Goal of the exercise. Begin with the first line of the material and copy each line word for word through the line that contains "ax = fig.add_axes([0.152, 0.083, 0.838, 0.728])"; the pictures are left out.

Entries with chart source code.
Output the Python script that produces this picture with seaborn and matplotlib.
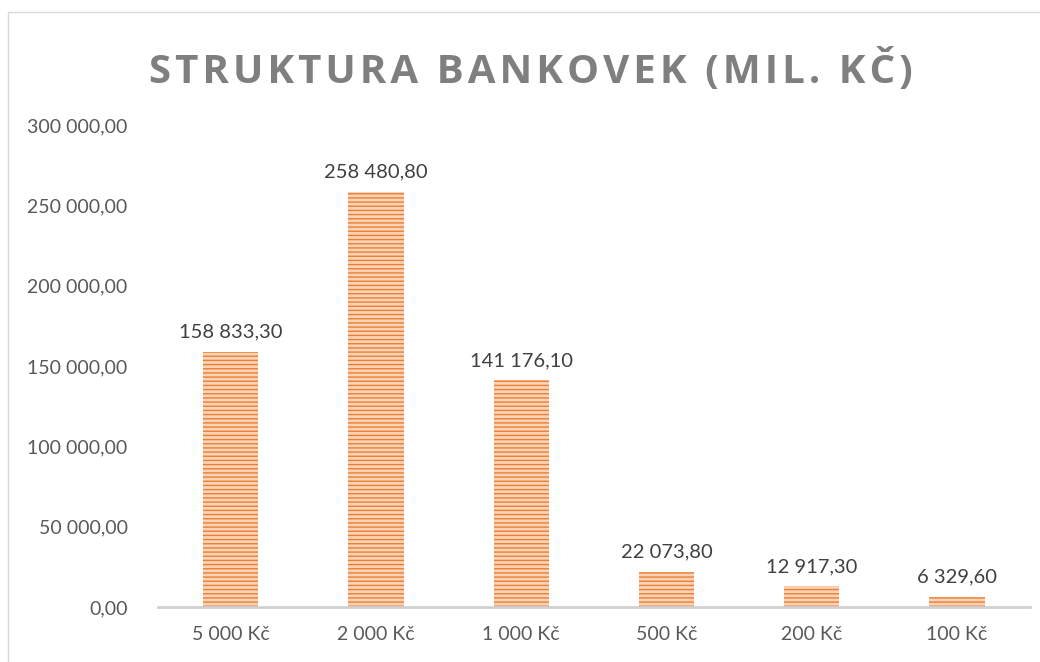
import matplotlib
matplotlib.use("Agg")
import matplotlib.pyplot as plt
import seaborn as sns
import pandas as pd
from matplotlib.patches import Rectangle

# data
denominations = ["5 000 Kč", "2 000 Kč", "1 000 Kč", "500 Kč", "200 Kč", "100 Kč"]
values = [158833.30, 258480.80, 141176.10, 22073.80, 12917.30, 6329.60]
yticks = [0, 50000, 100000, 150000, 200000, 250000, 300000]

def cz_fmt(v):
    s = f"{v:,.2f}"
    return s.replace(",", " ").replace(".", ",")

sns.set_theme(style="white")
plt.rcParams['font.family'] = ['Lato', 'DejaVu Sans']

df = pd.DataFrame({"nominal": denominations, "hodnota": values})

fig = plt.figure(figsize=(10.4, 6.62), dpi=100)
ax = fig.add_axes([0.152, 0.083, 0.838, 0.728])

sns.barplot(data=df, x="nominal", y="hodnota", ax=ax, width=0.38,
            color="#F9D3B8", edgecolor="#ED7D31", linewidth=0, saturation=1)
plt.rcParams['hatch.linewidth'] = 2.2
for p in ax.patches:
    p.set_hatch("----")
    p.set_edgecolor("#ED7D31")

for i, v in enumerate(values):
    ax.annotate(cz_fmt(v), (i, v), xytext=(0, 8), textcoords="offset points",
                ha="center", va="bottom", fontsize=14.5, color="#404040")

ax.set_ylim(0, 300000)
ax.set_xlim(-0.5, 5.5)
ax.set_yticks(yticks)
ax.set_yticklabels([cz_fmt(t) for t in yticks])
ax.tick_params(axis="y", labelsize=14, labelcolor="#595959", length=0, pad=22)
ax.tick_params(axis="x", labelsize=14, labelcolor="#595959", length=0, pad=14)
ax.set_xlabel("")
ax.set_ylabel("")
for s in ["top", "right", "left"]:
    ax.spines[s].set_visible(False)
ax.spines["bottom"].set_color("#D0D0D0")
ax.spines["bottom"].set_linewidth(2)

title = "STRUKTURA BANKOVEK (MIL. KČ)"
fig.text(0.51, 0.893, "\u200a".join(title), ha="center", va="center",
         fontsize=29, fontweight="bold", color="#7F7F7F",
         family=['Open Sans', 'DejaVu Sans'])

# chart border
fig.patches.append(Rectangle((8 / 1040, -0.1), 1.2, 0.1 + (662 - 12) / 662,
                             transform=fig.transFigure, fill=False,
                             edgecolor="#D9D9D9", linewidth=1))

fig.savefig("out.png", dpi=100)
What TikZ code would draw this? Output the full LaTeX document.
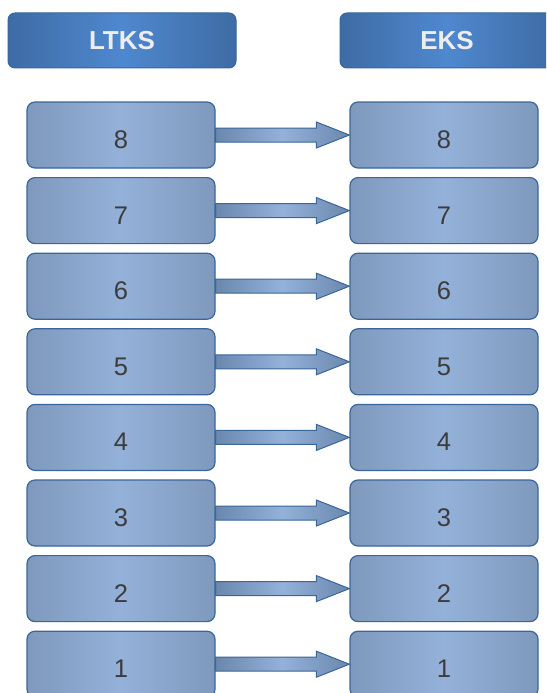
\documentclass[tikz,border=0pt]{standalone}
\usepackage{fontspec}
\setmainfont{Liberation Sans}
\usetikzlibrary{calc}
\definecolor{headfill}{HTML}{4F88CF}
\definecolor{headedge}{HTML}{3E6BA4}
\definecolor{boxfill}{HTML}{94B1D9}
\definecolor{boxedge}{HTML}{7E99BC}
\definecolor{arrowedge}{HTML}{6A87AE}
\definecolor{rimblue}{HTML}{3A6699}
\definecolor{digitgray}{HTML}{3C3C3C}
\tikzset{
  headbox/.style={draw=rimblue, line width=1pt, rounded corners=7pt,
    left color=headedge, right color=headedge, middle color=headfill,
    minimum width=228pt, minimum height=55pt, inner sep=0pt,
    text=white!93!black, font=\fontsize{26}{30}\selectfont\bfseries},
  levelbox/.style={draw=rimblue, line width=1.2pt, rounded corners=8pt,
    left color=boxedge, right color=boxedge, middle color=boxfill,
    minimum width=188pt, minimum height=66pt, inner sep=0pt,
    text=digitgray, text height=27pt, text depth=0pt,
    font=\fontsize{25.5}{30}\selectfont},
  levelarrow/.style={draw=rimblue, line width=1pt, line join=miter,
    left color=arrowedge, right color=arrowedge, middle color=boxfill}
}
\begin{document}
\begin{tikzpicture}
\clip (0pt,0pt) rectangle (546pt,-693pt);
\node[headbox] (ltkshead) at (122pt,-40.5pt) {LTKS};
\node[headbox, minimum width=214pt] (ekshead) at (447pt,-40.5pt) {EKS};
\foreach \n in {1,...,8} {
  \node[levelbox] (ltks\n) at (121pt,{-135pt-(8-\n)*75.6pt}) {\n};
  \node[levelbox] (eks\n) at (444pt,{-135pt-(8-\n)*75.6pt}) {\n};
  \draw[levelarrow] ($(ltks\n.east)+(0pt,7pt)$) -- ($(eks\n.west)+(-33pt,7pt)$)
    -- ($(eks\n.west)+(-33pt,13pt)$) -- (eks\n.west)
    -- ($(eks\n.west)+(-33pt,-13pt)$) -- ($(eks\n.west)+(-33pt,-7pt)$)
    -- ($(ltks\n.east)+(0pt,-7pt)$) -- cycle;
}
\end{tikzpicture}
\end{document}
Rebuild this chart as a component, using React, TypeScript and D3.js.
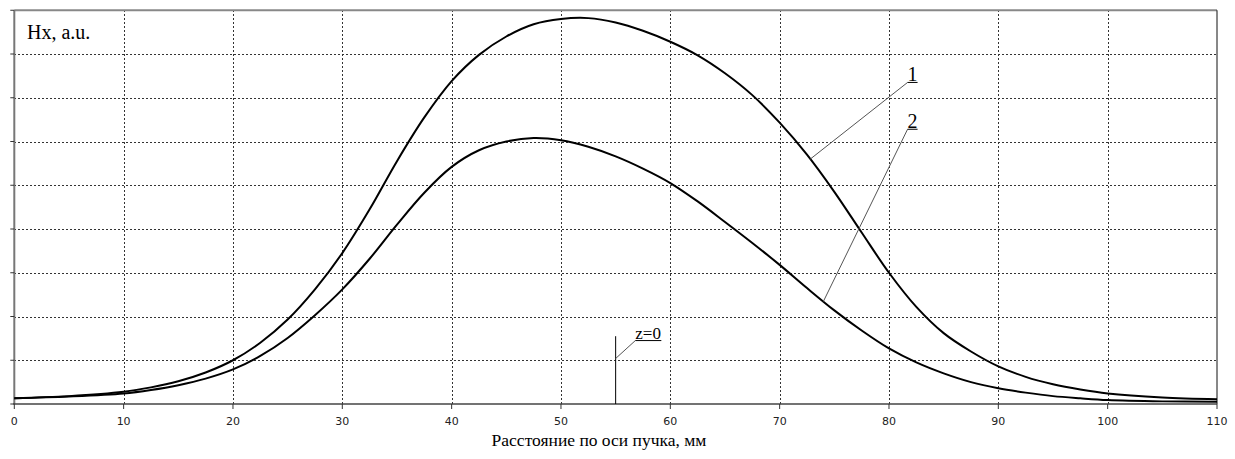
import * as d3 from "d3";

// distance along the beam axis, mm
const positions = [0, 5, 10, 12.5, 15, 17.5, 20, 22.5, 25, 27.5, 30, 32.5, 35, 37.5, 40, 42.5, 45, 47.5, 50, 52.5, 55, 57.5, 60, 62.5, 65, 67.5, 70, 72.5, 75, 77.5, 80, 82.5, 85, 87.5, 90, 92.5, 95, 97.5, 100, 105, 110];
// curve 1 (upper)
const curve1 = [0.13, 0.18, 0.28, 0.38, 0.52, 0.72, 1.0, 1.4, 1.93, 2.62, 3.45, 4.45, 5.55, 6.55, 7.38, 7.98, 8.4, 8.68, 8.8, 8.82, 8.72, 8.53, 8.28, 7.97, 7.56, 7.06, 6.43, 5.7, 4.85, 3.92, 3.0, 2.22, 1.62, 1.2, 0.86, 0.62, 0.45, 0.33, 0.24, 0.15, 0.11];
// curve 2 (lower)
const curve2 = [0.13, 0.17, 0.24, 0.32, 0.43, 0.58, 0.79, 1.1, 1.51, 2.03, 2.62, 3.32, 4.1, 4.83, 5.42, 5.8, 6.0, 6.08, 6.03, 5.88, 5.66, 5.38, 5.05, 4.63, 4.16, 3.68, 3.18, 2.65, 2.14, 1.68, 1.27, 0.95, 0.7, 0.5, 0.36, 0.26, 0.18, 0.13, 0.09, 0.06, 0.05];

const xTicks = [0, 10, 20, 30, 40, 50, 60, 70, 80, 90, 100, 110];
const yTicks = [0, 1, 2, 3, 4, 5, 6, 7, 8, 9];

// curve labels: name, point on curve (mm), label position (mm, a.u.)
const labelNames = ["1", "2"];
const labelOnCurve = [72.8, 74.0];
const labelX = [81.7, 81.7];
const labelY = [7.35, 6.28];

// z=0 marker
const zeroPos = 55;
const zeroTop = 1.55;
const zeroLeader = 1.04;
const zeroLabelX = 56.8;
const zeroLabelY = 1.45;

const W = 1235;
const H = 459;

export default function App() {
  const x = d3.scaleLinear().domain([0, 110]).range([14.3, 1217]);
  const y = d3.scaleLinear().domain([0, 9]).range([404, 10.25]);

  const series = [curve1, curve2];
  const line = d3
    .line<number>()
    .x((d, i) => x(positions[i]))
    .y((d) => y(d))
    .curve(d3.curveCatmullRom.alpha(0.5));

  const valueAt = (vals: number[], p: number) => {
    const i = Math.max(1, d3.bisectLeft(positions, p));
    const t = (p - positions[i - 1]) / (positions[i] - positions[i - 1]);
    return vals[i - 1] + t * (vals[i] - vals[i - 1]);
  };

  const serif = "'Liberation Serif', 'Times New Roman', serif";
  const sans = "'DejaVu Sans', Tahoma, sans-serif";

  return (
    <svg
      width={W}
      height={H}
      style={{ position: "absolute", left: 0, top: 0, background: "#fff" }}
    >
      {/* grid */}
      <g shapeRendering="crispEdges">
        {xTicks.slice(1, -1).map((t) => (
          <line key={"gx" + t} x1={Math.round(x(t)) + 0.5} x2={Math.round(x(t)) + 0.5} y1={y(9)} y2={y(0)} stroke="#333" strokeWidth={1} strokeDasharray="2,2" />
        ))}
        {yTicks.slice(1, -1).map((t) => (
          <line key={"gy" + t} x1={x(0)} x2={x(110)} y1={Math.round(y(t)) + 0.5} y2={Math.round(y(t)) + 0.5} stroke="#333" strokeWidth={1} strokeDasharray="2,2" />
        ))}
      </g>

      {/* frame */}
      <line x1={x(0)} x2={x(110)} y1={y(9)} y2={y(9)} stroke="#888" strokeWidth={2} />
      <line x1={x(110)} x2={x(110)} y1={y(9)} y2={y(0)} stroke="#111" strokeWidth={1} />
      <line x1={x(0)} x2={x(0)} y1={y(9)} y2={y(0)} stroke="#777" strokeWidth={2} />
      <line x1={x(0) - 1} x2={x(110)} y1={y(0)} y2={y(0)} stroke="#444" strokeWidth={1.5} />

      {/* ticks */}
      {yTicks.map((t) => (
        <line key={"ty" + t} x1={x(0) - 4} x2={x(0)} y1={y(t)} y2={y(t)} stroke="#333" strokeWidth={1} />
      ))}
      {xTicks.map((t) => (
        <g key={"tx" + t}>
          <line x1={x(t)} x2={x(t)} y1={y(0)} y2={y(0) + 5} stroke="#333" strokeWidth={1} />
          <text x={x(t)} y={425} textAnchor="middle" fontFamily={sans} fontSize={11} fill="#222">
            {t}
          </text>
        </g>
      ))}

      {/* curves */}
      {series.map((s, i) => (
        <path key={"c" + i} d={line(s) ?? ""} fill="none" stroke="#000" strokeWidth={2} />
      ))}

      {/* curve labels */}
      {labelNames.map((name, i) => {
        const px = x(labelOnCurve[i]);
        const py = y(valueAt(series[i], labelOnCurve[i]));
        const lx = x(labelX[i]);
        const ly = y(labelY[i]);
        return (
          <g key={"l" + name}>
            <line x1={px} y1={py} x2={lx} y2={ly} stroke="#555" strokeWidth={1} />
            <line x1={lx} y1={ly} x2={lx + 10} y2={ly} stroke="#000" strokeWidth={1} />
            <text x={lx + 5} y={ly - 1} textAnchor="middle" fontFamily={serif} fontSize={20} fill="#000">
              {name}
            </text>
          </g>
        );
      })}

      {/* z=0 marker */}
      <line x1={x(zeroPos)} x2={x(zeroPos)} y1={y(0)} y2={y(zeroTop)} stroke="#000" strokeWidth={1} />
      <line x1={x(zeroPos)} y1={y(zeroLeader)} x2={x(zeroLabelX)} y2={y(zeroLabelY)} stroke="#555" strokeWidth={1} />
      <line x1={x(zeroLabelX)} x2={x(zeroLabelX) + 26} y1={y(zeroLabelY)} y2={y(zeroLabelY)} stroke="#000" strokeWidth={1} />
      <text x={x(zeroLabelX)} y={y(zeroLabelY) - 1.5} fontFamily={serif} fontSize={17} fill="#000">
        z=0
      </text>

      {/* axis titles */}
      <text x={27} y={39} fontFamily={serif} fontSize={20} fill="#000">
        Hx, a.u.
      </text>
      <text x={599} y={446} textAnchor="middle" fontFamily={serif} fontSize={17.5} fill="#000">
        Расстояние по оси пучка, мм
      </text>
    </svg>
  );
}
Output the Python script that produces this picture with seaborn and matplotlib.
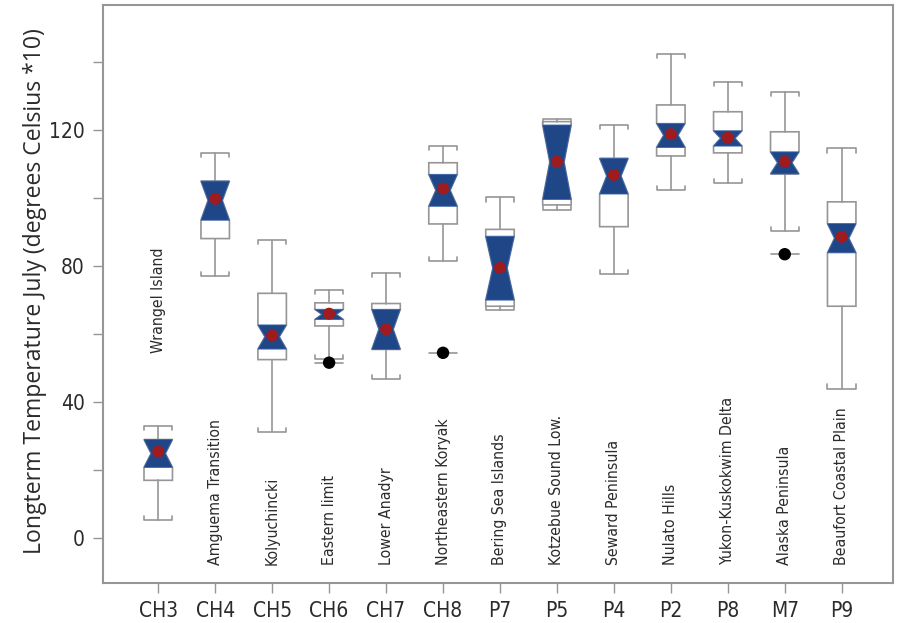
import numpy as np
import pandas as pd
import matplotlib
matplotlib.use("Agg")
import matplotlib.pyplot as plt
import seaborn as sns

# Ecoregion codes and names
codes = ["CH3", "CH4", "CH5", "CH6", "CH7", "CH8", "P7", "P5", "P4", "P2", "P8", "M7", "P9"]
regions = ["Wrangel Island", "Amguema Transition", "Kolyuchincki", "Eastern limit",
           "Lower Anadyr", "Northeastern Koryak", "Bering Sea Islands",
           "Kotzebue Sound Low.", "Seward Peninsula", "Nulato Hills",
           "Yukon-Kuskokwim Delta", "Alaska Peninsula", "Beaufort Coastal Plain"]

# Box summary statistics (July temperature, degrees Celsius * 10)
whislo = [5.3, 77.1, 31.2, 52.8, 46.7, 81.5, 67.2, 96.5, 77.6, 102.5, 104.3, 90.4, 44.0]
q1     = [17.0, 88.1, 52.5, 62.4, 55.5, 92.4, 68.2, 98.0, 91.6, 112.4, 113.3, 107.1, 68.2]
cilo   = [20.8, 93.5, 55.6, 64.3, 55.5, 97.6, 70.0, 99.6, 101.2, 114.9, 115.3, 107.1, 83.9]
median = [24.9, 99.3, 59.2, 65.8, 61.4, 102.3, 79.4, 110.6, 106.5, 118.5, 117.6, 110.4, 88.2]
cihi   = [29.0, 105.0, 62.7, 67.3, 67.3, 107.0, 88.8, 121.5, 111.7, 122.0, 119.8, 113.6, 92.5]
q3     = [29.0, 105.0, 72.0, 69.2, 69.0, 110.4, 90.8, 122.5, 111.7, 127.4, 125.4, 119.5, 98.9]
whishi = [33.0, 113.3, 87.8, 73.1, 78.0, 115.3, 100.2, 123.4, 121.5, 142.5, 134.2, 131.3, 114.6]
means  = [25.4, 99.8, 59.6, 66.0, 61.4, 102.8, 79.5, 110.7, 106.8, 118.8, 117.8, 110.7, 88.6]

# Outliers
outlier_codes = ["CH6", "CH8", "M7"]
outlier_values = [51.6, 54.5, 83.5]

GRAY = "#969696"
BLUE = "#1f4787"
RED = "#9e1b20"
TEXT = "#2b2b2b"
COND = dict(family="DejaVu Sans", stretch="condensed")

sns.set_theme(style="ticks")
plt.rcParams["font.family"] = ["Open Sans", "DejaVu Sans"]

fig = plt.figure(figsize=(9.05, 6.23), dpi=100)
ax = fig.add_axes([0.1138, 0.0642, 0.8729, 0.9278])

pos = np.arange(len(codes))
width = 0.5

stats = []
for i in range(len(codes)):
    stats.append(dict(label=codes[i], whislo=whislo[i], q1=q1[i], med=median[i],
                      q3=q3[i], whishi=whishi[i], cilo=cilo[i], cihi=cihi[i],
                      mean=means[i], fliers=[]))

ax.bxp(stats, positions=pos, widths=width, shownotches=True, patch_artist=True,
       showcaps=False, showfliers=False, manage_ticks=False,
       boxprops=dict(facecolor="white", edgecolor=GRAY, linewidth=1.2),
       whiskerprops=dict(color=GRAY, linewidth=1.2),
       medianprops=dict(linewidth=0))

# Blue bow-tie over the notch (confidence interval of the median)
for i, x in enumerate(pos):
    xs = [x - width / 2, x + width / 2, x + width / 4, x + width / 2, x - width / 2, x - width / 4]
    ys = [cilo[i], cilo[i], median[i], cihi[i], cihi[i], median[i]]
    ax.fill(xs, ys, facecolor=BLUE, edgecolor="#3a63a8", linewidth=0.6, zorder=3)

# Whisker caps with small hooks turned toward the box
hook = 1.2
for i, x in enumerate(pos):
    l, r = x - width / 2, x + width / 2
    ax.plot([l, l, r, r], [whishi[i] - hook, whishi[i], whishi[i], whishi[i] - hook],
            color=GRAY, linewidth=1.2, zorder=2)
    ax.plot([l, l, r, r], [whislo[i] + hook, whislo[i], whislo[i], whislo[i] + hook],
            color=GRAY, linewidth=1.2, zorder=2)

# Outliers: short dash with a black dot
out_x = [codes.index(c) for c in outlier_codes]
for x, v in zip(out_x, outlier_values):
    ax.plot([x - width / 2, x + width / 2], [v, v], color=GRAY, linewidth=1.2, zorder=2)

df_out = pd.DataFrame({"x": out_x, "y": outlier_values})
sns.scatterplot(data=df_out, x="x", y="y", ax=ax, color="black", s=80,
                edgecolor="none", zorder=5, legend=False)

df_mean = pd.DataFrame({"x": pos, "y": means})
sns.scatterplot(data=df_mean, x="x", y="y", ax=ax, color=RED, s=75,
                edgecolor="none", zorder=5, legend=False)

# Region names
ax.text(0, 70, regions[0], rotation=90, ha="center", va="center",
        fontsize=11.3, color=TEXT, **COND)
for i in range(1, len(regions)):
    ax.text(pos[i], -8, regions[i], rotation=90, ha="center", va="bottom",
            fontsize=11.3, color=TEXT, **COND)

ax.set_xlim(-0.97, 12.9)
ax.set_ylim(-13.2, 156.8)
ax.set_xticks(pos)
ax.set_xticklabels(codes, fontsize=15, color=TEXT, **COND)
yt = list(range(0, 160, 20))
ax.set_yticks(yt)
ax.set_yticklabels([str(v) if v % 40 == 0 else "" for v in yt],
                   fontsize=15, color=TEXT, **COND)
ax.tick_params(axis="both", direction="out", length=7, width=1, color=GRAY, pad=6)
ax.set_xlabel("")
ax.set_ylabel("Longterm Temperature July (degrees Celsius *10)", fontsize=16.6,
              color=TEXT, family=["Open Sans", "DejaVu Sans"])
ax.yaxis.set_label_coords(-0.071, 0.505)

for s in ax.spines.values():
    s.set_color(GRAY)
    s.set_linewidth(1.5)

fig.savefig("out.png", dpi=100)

Exercise result.
Output the Python script that produces this picture with seaborn and matplotlib.
import matplotlib
matplotlib.use("Agg")
import matplotlib.pyplot as plt
import seaborn as sns
import pandas as pd
from matplotlib.patches import Rectangle

# data
denominations = ["5 000 Kč", "2 000 Kč", "1 000 Kč", "500 Kč", "200 Kč", "100 Kč"]
values = [158833.30, 258480.80, 141176.10, 22073.80, 12917.30, 6329.60]
yticks = [0, 50000, 100000, 150000, 200000, 250000, 300000]

def cz_fmt(v):
    s = f"{v:,.2f}"
    return s.replace(",", " ").replace(".", ",")

sns.set_theme(style="white")
plt.rcParams['font.family'] = ['Lato', 'DejaVu Sans']

df = pd.DataFrame({"nominal": denominations, "hodnota": values})

fig = plt.figure(figsize=(10.4, 6.62), dpi=100)
ax = fig.add_axes([0.152, 0.083, 0.838, 0.728])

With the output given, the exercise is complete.